À mon avis, la Cour fédérale s’est trompée en déclarant que le Conseil était tenu d’autoriser le contre-interrogatoire sur les chiffres et encore plus de permettre toutes autres questions ne pouvant aboutir qu’à identifier les membres de l’unité. L’article 29(4) du Règlement, portant que le Conseil doit traiter comme confidentielles les preuves qui lui sont présentées relativement à l’adhésion syndicale des membres, vient renforcer l’économie de la Loi en ce qui concerne les pouvoirs du Conseil en matière de détermination de l’adhésion syndicale.

[48] À la lumière de la jurisprudence qui précède, le Conseil conclut qu’il n’a pas été démontré qu’un quelconque motif justifierait qu’il réexamine la décision du banc initial de respecter la politique de non‑divulgation dans le contexte de la décision RD 764.
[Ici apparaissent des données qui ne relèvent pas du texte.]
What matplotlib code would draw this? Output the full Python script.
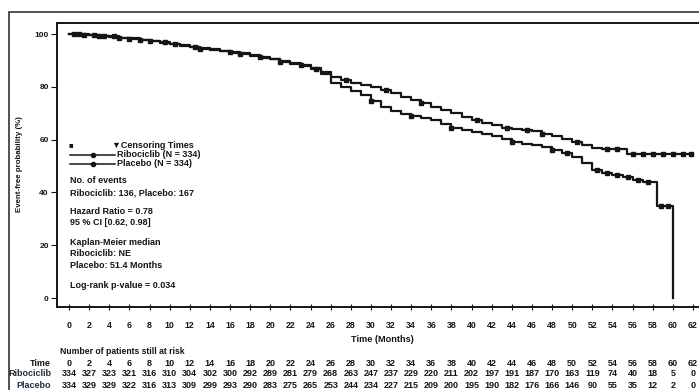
import numpy as np
import matplotlib
matplotlib.use("Agg")
import matplotlib.pyplot as plt
from matplotlib.patches import Rectangle
from matplotlib.transforms import blended_transform_factory

plt.rcParams['font.family'] = ['Liberation Sans', 'DejaVu Sans']

# --- data ---
ribo_t = [0, 1, 2, 3, 4, 5, 6, 7, 8, 9, 10, 11, 12, 13, 14, 15, 16, 17, 18, 19,
          20, 21, 22, 23, 24, 25, 26, 27, 28, 29, 30, 31, 32, 33, 34, 35, 36, 37,
          38, 39, 40, 41, 42, 43, 44, 45, 46, 47, 48, 49, 50, 51, 52, 53, 55.4, 62]
ribo_p = [100, 99.8, 99.6, 99.3, 99.0, 98.7, 98.4, 97.9, 97.4, 96.9, 96.4, 95.8,
          95.2, 94.7, 94.2, 93.7, 93.2, 92.7, 92.0, 91.3, 90.6, 89.9, 89.2, 88.2,
          87.0, 85.6, 83.6, 82.6, 81.6, 80.8, 80.0, 78.8, 77.5, 76.2, 75.0, 73.8,
          72.5, 71.2, 70.0, 68.6, 67.4, 66.4, 65.4, 64.6, 64.0, 63.6, 63.2, 62.2,
          61.2, 60.2, 59.0, 57.9, 56.8, 56.5, 54.5, 54.5]

plac_t = [0, 1, 2, 3, 4, 5, 6, 7, 8, 9, 10, 11, 12, 13, 14, 15, 16, 17, 18, 19,
          20, 21, 22, 23, 24, 25, 26, 27, 28, 29, 30, 31, 32, 33, 34, 35, 36, 37,
          38, 39, 40, 41, 42, 43, 44, 45, 46, 47, 48, 49, 50, 51, 52, 53, 54, 55,
          56, 57, 58.4, 60]
plac_p = [100, 99.9, 99.7, 99.4, 99.1, 98.7, 98.3, 97.8, 97.3, 96.8, 96.3, 95.6,
          95.0, 94.5, 94.0, 93.5, 93.0, 92.4, 91.8, 91.1, 90.4, 89.6, 88.8, 87.9,
          86.8, 84.8, 81.4, 79.8, 78.3, 76.9, 74.6, 72.3, 71.0, 69.8, 68.9, 68.1,
          67.4, 65.9, 64.4, 63.7, 63.0, 62.2, 61.4, 60.2, 59.1, 58.4, 57.8, 57.2,
          56.0, 54.8, 53.4, 51.0, 48.5, 47.3, 46.6, 45.8, 44.6, 43.9, 34.8, 0]

ribo_cens = [0.5, 1.5, 2.5, 3.5, 5, 7, 9.5, 12.5, 16, 19, 23, 27.5, 31.5, 35,
             40.5, 43.5, 45.5, 47, 50.5, 53.5, 54.5, 56, 57, 58, 59, 60, 61, 61.8]
plac_cens = [1, 3, 4.5, 6, 8, 10.5, 13, 17, 21, 24.5, 30, 34, 38, 44, 48,
             49.5, 52.5, 53.5, 54.5, 55.5, 56.5, 57.5, 58.8, 59.5]

risk_times = [0, 2, 4, 6, 8, 10, 12, 14, 16, 18, 20, 22, 24, 26, 28, 30, 32, 34,
              36, 38, 40, 42, 44, 46, 48, 50, 52, 54, 56, 58, 60, 62]
ribo_risk = [334, 327, 323, 321, 316, 310, 304, 302, 300, 292, 289, 281, 279, 268,
             263, 247, 237, 229, 220, 211, 202, 197, 191, 187, 170, 163, 119, 74,
             40, 18, 5, 0]
plac_risk = [334, 329, 329, 322, 316, 313, 309, 299, 293, 290, 283, 275, 265, 253,
             244, 234, 227, 215, 209, 200, 195, 190, 182, 176, 166, 146, 90, 55,
             35, 12, 2, 0]


def step_value(times, probs, t):
    i = np.searchsorted(times, t, side='right') - 1
    return probs[i]


ink = '#151515'
fig = plt.figure(figsize=(6.99, 3.90), dpi=100)
ax = fig.add_axes([57 / 699, 1 - 307 / 390, 1 - 57 / 699, (307 - 23) / 390])

# --- 1. curves ---
ax.plot(ribo_t, ribo_p, drawstyle='steps-post', color=ink, lw=1.6)
ax.plot(plac_t, plac_p, drawstyle='steps-post', color=ink, lw=1.6)
ax.plot(ribo_cens, [step_value(ribo_t, ribo_p, t) for t in ribo_cens], 's',
        color=ink, ms=2.6)
ax.plot(plac_cens, [step_value(plac_t, plac_p, t) for t in plac_cens], 's',
        color=ink, ms=2.6)

ax.set_xlim(-1.2, 62.6)
ax.set_ylim(-3.4, 104.2)
ax.set_xticks(risk_times)
ax.set_yticks([0, 20, 40, 60, 80, 100])
ax.tick_params(axis='x', direction='inout', length=4, width=0.8, pad=8,
               labelsize=6.3, colors=ink)
ax.tick_params(axis='y', direction='out', length=4, width=0.8, pad=2,
               labelsize=6, colors=ink)
for lab in ax.get_xticklabels() + ax.get_yticklabels():
    lab.set_fontweight('bold')
ax.spines['right'].set_visible(False)
for s in ['left', 'bottom', 'top']:
    ax.spines[s].set_linewidth(1.4)
    ax.spines[s].set_color(ink)

# --- 2. legend and statistics inside the plot ---
tkw = dict(fontsize=6.5, fontweight='bold', color=ink, va='center')
ax.text(-0.1, 57.6, '■', fontsize=5.5, color=ink, va='center')
ax.text(4.3, 57.6, '▼Censoring Times', **tkw)
ax.plot([0.1, 4.6], [54.2, 54.2], color=ink, lw=1.1)
ax.plot([2.4], [54.2], 'o', color=ink, ms=3)
ax.text(4.8, 54.2, 'Ribociclib (N = 334)', **tkw)
ax.plot([0.1, 4.6], [50.8, 50.8], color=ink, lw=1.1)
ax.plot([2.4], [50.8], 'o', color=ink, ms=3)
ax.text(4.8, 50.8, 'Placebo (N = 334)', **tkw)
ax.text(0.1, 44.7, 'No. of events', **tkw)
ax.text(0.1, 39.8, 'Ribociclib: 136, Placebo: 167', **tkw)
ax.text(0.1, 32.6, 'Hazard Ratio = 0.78', **tkw)
ax.text(0.1, 28.8, '95 % CI [0.62, 0.98]', **tkw)
ax.text(0.1, 21.2, 'Kaplan-Meier median', **tkw)
ax.text(0.1, 16.7, 'Ribociclib: NE', **tkw)
ax.text(0.1, 12.5, 'Placebo: 51.4 Months', **tkw)
ax.text(0.1, 4.9, 'Log-rank p-value = 0.034', **tkw)

# --- 3. axis titles ---
fig.text(20 / 699, 1 - 164 / 390, 'Event-free probability (%)', rotation=90,
         fontsize=5.7, fontweight='bold', color=ink, ha='center', va='center')
fig.text(382 / 699, 1 - 340 / 390, 'Time (Months)', fontsize=6.6,
         fontweight='bold', color=ink, ha='center', va='center')

# --- 4. number at risk table ---
tr = blended_transform_factory(ax.transData, fig.transFigure)
fig.text(60 / 699, 1 - 351 / 390, 'Number of patients still at risk',
         fontsize=6.2, fontweight='bold', color=ink, va='center')
rows = [('Time', risk_times, 364, ink),
        ('Ribociclib', ribo_risk, 374, '#1d3040'),
        ('Placebo', plac_risk, 385, '#1d3040')]
for name, vals, ypx, col in rows:
    fig.text(51 / 699, 1 - ypx / 390, name, fontsize=6.5, fontweight='bold',
             color=col, ha='right', va='center')
    for t, v in zip(risk_times, vals):
        ax.text(t, 1 - ypx / 390, str(v), transform=tr, fontsize=6.5,
                fontweight='bold', color=ink, ha='center', va='center')

# outer frame of the scanned figure
fig.patches.append(Rectangle((9 / 699, -0.05), 1.0, 1 - 12 / 390 + 0.05,
                             transform=fig.transFigure, fill=False,
                             lw=1.2, ec='#333333'))

fig.savefig('out.png', dpi=100, facecolor='white')
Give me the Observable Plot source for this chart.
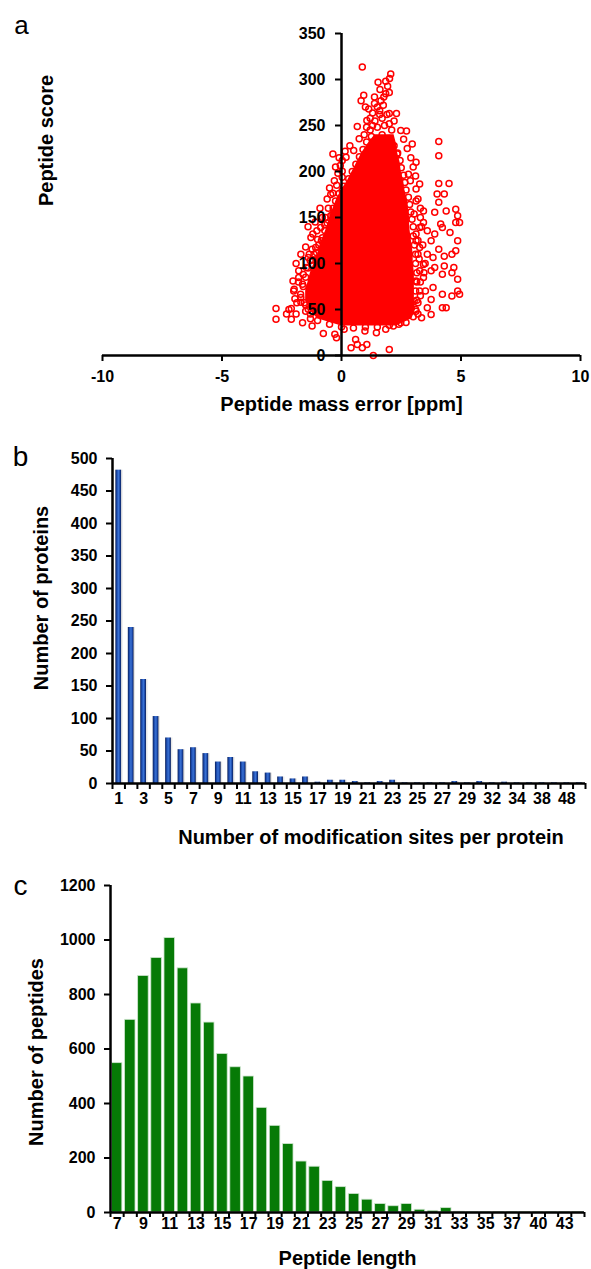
<!DOCTYPE html>
<html>
<head>
<meta charset="utf-8">
<script src="https://cdn.jsdelivr.net/npm/d3@7"></script>
<script src="https://cdn.jsdelivr.net/npm/@observablehq/plot@0.6"></script>
<style>
  html, body { margin: 0; padding: 0; background: #fff; }
  #wrap { width: 591px; }
  #wrap svg { display: block; }
</style>
</head>
<body>
<div id="wrap"></div>
<script>
// ---------------- DATA ----------------
// Panel a: peptide mass error (ppm) vs peptide score
const massErrorTicks = [-10, -5, 0, 5, 10];
const scoreTicks = [0, 50, 100, 150, 200, 250, 300, 350];

// dense (saturated) core of the scatter
const coreScore = [32, 40, 50, 60, 70, 80, 90, 100, 110, 120, 130, 140, 150, 160, 170, 180, 190, 200, 210, 220, 230, 240];
const coreLeft  = [0.0, -1.0, -1.35, -1.5, -1.5, -1.4, -1.3, -1.15, -1.0, -0.9, -0.75, -0.6, -0.5, -0.35, -0.2, 0.0, 0.25, 0.45, 0.65, 0.85, 1.1, 1.4];
const coreRight = [2.3, 2.95, 3.1, 3.05, 3.05, 3.05, 3.05, 3.0, 3.0, 2.95, 2.9, 2.85, 2.85, 2.8, 2.75, 2.65, 2.6, 2.5, 2.45, 2.35, 2.3, 2.2];

// individually visible circles (outliers and ragged edge of the cloud)
const scatterPoints = [
  [0.87,313.7],[2.06,306],[2.01,301],[1.53,297],[1.85,298],[1.93,292.6],[1.61,289],[1.85,284.6],[2.0,286],[1.77,281],
  [0.93,283],[0.82,277],[1.38,281],[1.0,270],[1.14,268],[1.38,274],[1.3,263.5],[1.6,266],[2.3,263],[2.0,263],
  [0.66,249],[1.06,255.5],[2.48,244.6],[2.72,244],[0.74,235.5],[2.96,230],[-0.36,219],[0.19,215.6],[0.51,222.8],[2.33,219],
  [3.12,210],[2.8,197],[3.27,186.5],[3.12,181],[2.88,190],[4.07,232.6],[4.07,217],[4.07,187],[4.5,187],[4.0,175.6],
  [4.3,175.6],[4.07,166.5],[3.43,157],[3.9,155.6],[4.38,157],[4.78,159],[4.86,152],[4.78,144.7],[4.94,144.7],[3.43,144.7],
  [4.15,143],[4.22,139],[3.59,135.6],[3.9,132],[4.54,133.8],[3.12,132],[3.75,124.7],[4.86,124.7],[3.27,117.4],[4.07,115.6],
  [3.59,110],[4.3,108],[4.62,110],[4.78,113.8],[3.83,106.5],[3.43,99],[3.9,95.6],[4.3,97.4],[4.7,95.6],[3.27,92],
  [3.75,92],[4.22,88.3],[4.62,90],[4.86,82.9],[3.43,84.7],[3.83,73.8],[3.51,70],[4.86,70],[4.94,66.5],[4.22,66.5],
  [4.62,64.7],[3.75,61],[3.2,57.4],[3.59,52],[4.22,52],[4.38,52],[3.35,41],[3.75,44.7],[2.48,35.6],[2.17,32],
  [1.85,28.4],[2.0,6.5],[1.33,0],[0.87,8.4],[0.4,8.4],[0.66,12],[1.06,12],[0.59,17.4],[1.46,24.7],[0.98,26.5],
  [0.11,28.4],[-0.28,23],[-0.21,19.3],[-0.76,24],[-1.23,32],[-1.63,35.6],[-2.1,39.3],[-2.74,39.3],[-2.74,51],[-2.1,51],
  [-1.98,72],[-1.95,61.8],[-1.79,92],[-1.31,103],[-1.15,110],[-1.23,115.6],[-1.08,117.4],[-0.84,124.7],[-1.28,128.3],[-1.03,135.6],
  [-0.87,139],[-0.68,150],[-0.36,153.8],[-0.36,176.3],[0.03,179],[0.03,193.7],[0.03,200.3],[0.03,212],[-0.05,206.5],[0.59,183],
  [0.43,172],
  // left lower fringe
  [-1.8,80],[-1.9,100],[-2.0,70],[-1.7,110],[-1.5,118],[-2.2,50],[-2.3,45],[-1.6,88],[-1.3,40],[-1.9,45],
  [-1.5,48],[-1.7,58],[-1.4,140],[-1.2,132],[-1.1,145],[-0.9,160],[-0.6,170],[-0.5,182],[-0.3,190],[-0.15,198],[-0.8,150],
  [-0.55,160],[-0.45,175],[-0.2,185],[-0.25,205],[-0.1,215],[0.15,222],[0.35,228],[-0.7,142],[-1.0,126],[-1.35,110],
  [-1.79,84.7],[-1.63,77.4],[-1.47,95.6],[-2.03,81],[-1.31,70],[-1.71,66.5],[-1.55,57.4],[-1.16,57.4],[-1.39,50.2],
  [-1.0,46.5],[-1.87,57.4],[-1.39,106.5],[-1.0,95.6],
  // right fringe
  [3.3,150],[3.4,120],[3.5,100],[3.3,80],[3.2,170],[3.35,140],[3.25,105],[3.3,65],[3.2,45],[3.45,90],[3.3,160],[3.2,125],
  [3.1,195],[3.0,205],[2.9,215],[2.75,225],[2.6,235],
  [3.12,168],[3.04,153.8],[3.27,139],[3.12,124.7],[3.2,110],[3.12,81],[3.27,70],[3.04,59],[3.12,48],
  // top of the cloud
  [1.2,245],[1.5,248],[1.8,250],[2.1,245],[1.4,255],[1.7,258],[2.0,252],[1.6,262],[1.3,250],[1.9,262],[2.2,255],
  [1.5,270],[1.75,272],[1.65,277],[1.2,258],[0.95,240],[1.05,248],
  // edge of the core
  [-1.0,38],[-1.3,45],[-1.5,55],[-1.7,63],[-1.6,75],[-1.5,85],[-1.4,95],[-1.2,104],[-1.05,112],[-0.95,120],[-0.8,128],
  [-0.7,136],[-0.6,144],[-0.45,152],[-0.35,160],[-0.25,168],[-0.1,176],[0.1,184],[0.3,192],[0.45,200],[0.6,208],
  [0.75,216],[0.9,224],[1.05,232],[1.25,238],[1.7,240],[2.0,236],[2.2,228],[2.35,220],[2.45,212],[2.5,204],[2.6,196],
  [2.65,188],[2.7,180],[2.8,172],[2.85,164],[2.9,156],[2.95,148],[3.0,140],[3.0,130],[3.05,120],[3.1,110],[3.1,100],
  [3.15,90],[3.15,80],[3.1,70],[3.15,60],[3.1,50],[3.0,42],[2.7,36],[-0.5,34],[0,31],[0.5,30],[1.0,31],[1.5,31],[2.0,33],[2.4,34]
];

// Panel b: number of modification sites per protein
const sitesCategories = [1,2,3,4,5,6,7,8,9,10,11,12,13,14,15,16,17,18,19,20,21,22,23,24,25,26,27,28,29,31,32,33,34,36,38,41,48,53];
const proteinCounts   = [482,240,160,103,70,52,55,46,33,40,33,18,16,10,7,10,2,5,5,3,1,3,5,1,1,1,1,3,1,3,1,2,1,1,1,1,1,1];
const proteinTicks = [0, 50, 100, 150, 200, 250, 300, 350, 400, 450, 500];

// Panel c: peptide length distribution
const lengthCategories = [7,8,9,10,11,12,13,14,15,16,17,18,19,20,21,22,23,24,25,26,27,28,29,30,31,32,33,34,35,36,37,38,40,41,43,45];
const peptideCounts    = [548,707,868,934,1007,896,767,697,582,533,499,384,318,251,187,168,116,93,68,47,31,23,31,10,6,16,3,2,1,1,1,1,1,1,1,1];
const peptideTicks = [0, 200, 400, 600, 800, 1000, 1200];

// ---------------- STYLE ----------------
const W = 591;
const FONT = '"Liberation Sans", Arial, Helvetica, sans-serif';
const baseStyle = { fontFamily: FONT, fontSize: "16px", fontWeight: "bold", color: "#000", background: "#fff", overflow: "visible" };
const centered = { textAnchor: "middle", lineAnchor: "middle" };
const wrap = document.getElementById("wrap");

// ---------------- PANEL A ----------------
const A = { top: 33, bottom: 65, left: 102, right: 11, height: 420 };
const xDomA = [-10, 10];
const yAxisDx = (0 - xDomA[0]) / (xDomA[1] - xDomA[0]) * (W - A.left - A.right);
const core = coreScore.map((y, i) => ({ y, x1: coreLeft[i], x2: coreRight[i] }));
const pts = scatterPoints.map(([x, y]) => ({ x, y }));

const plotA = Plot.plot({
  width: W, height: A.height,
  marginTop: A.top, marginBottom: A.bottom, marginLeft: A.left, marginRight: A.right,
  style: baseStyle,
  x: { domain: xDomA },
  y: { domain: [0, 350] },
  marks: [
    Plot.areaX(core, { y: "y", x1: "x1", x2: "x2", fill: "#ff0000" }),
    Plot.dot(pts, { x: "x", y: "y", r: 3, stroke: "#ff0000", strokeWidth: 1.5, fill: "none" }),
    Plot.ruleY([0], { stroke: "#000", strokeWidth: 2.5 }),
    Plot.ruleX([0], { stroke: "#000", strokeWidth: 2.5 }),
    Plot.axisX({ ticks: massErrorTicks, tickSize: 6, tickPadding: 9, strokeWidth: 2, label: null, tickFormat: d => String(d) }),
    Plot.axisY({ ticks: scoreTicks, tickSize: 6, tickPadding: 10, strokeWidth: 2, label: null, dx: yAxisDx, tickFormat: d => String(d) }),
    Plot.text(["Peptide mass error [ppm]"], { frameAnchor: "bottom", dy: 49, fontSize: 20, ...centered }),
    Plot.text(["Peptide score"], { frameAnchor: "left", rotate: -90, dx: -56, dy: -54, fontSize: 20, ...centered }),
    Plot.text(["a"], { frameAnchor: "top-left", dx: -81, dy: -8, fontSize: 26, fontWeight: "normal", ...centered })
  ]
});
wrap.appendChild(plotA);

// ---------------- PANEL B ----------------
const B = { top: 38, bottom: 67, left: 112, right: 6, height: 430 };
const dataB = sitesCategories.map((c, i) => ({ i, c, v: proteinCounts[i] }));
const labelsB = dataB.filter(d => d.i % 2 === 0);
const blueGradient = () => {
  const ns = "http://www.w3.org/2000/svg";
  const defs = document.createElementNS(ns, "defs");
  const g = document.createElementNS(ns, "linearGradient");
  g.setAttribute("id", "blueBar");
  g.setAttribute("x1", "0"); g.setAttribute("x2", "1"); g.setAttribute("y1", "0"); g.setAttribute("y2", "0");
  [["0%", "#081d55"], ["25%", "#1a47a8"], ["55%", "#3a73d6"], ["80%", "#1a46a6"], ["100%", "#071a4e"]].forEach(([o, c]) => {
    const s = document.createElementNS(ns, "stop");
    s.setAttribute("offset", o); s.setAttribute("stop-color", c);
    g.appendChild(s);
  });
  defs.appendChild(g);
  return defs;
};

const plotB = Plot.plot({
  width: W, height: B.height,
  marginTop: B.top, marginBottom: B.bottom, marginLeft: B.left, marginRight: B.right,
  style: baseStyle,
  x: { domain: [0, sitesCategories.length] },
  y: { domain: [0, 500] },
  marks: [
    blueGradient,
    Plot.rectY(dataB, { x1: d => d.i + 0.3, x2: d => d.i + 0.85, y1: 0, y2: "v", fill: "#cfcfcf", fillOpacity: 0.5 }),
    Plot.rectY(dataB, { x1: d => d.i + 0.27, x2: d => d.i + 0.73, y1: 0, y2: "v", fill: "url(#blueBar)" }),
    Plot.ruleY([0], { stroke: "#000", strokeWidth: 2.5 }),
    Plot.ruleX([0], { stroke: "#000", strokeWidth: 2.5 }),
    Plot.axisX({ ticks: d3.range(sitesCategories.length + 1), tickSize: 6, strokeWidth: 2, tickFormat: () => "", label: null }),
    Plot.text(labelsB, { x: d => d.i + 0.5, y: 0, dy: 15, text: d => String(d.c) }),
    Plot.axisY({ ticks: proteinTicks, tickSize: 6, tickPadding: 9, strokeWidth: 2, label: null, tickFormat: d => String(d) }),
    Plot.text(["Number of modification sites per protein"], { frameAnchor: "bottom", dx: 22, dy: 54, fontSize: 20, ...centered }),
    Plot.text(["Number of proteins"], { frameAnchor: "left", rotate: -90, dx: -71, dy: -23, fontSize: 20, ...centered }),
    Plot.text(["b"], { frameAnchor: "top-left", dx: -92, dy: -1, fontSize: 28, fontWeight: "normal", ...centered })
  ]
});
wrap.appendChild(plotB);

// ---------------- PANEL C ----------------
const C = { top: 35, bottom: 57, left: 110, right: 7, height: 419 };
const dataC = lengthCategories.map((c, i) => ({ i, c, v: peptideCounts[i] }));
const labelsC = dataC.filter(d => d.i % 2 === 0);

const plotC = Plot.plot({
  width: W, height: C.height,
  marginTop: C.top, marginBottom: C.bottom, marginLeft: C.left, marginRight: C.right,
  style: baseStyle,
  x: { domain: [0, lengthCategories.length] },
  y: { domain: [0, 1200] },
  marks: [
    Plot.rectY(dataC, { x1: d => d.i + 0.1, x2: d => d.i + 0.9, y1: 0, y2: "v", fill: "#067a06", stroke: "#cfe5cf", strokeWidth: 0.8 }),
    Plot.ruleY([0], { stroke: "#000", strokeWidth: 2.5 }),
    Plot.ruleX([0], { stroke: "#000", strokeWidth: 2.5 }),
    Plot.axisX({ ticks: d3.range(lengthCategories.length + 1), tickSize: 5, strokeWidth: 2, tickFormat: () => "", label: null }),
    Plot.text(labelsC, { x: d => d.i + 0.5, y: 0, dy: 11, text: d => String(d.c) }),
    Plot.axisY({ ticks: peptideTicks, tickSize: 6, tickPadding: 9, strokeWidth: 2, label: null, tickFormat: d => String(d) }),
    Plot.text(["Peptide length"], { frameAnchor: "bottom", dy: 46, fontSize: 20, ...centered }),
    Plot.text(["Number of peptides"], { frameAnchor: "left", rotate: -90, dx: -74, dy: 3, fontSize: 20, ...centered }),
    Plot.text(["c"], { frameAnchor: "top-left", dx: -90, dy: 1, fontSize: 28, fontWeight: "normal", ...centered })
  ]
});
wrap.appendChild(plotC);
</script>
</body>
</html>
[49] Par ailleurs, le Conseil souligne que, dans la décision RD 764, le banc initial a confirmé à juste titre l’importance accordée à l’exigence relative à une preuve d’adhésion valide, étant donné que le Conseil se fie à celle‑ci pour décider d’accorder l’accréditation ou d’ordonner la tenue d’un scrutin – ce qui peut donner accès au requérant à des droits et à des privilèges prévus au Code. Ainsi, tel que le précise la décision RD 764, le Conseil a appliqué de manière constante une norme rigoureuse pour examiner la preuve d’adhésion produite par un syndicat requérant. Compte tenu des privilèges à accorder, tout requérant a l’obligation d’assurer l’exactitude de la preuve d’adhésion qu’il présente (Genesee & Wyoming inc., exploitée sous la raison sociale Huron Central Railway HCRY, 2007 CCRI 388). Le processus du Conseil exige que des frais soient payés, que des demandes d’adhésion soient signées et remplies conformément à toutes les exigences du Règlement, et que le requérant le certifie au moyen d’un certificat d’exactitude dont il doit faire attester l’authenticité et qu’il doit présenter au Conseil.

V. Conclusion

[50]  Pour tous les motifs qui précèdent, le requérant n’a pas convaincu le Conseil que, dans la décision RD 764, le banc initial a commis une erreur de droit ou de principe, ou a manqué à un principe de justice naturelle ou d’équité procédurale, quand, s’appuyant sur les résultats de l’enquête confidentielle de l’ARI, il a décidé de rejeter la demande du CAWU au motif qu’elle n’était pas étayée par une preuve d’adhésion valide. Puisque le requérant n’a démontré l’existence d’aucun motif justifiant le réexamen de la décision RD 764 par le banc de révision, la demande de réexamen est rejetée.

[51] Il s’agit d’une décision unanime du Conseil.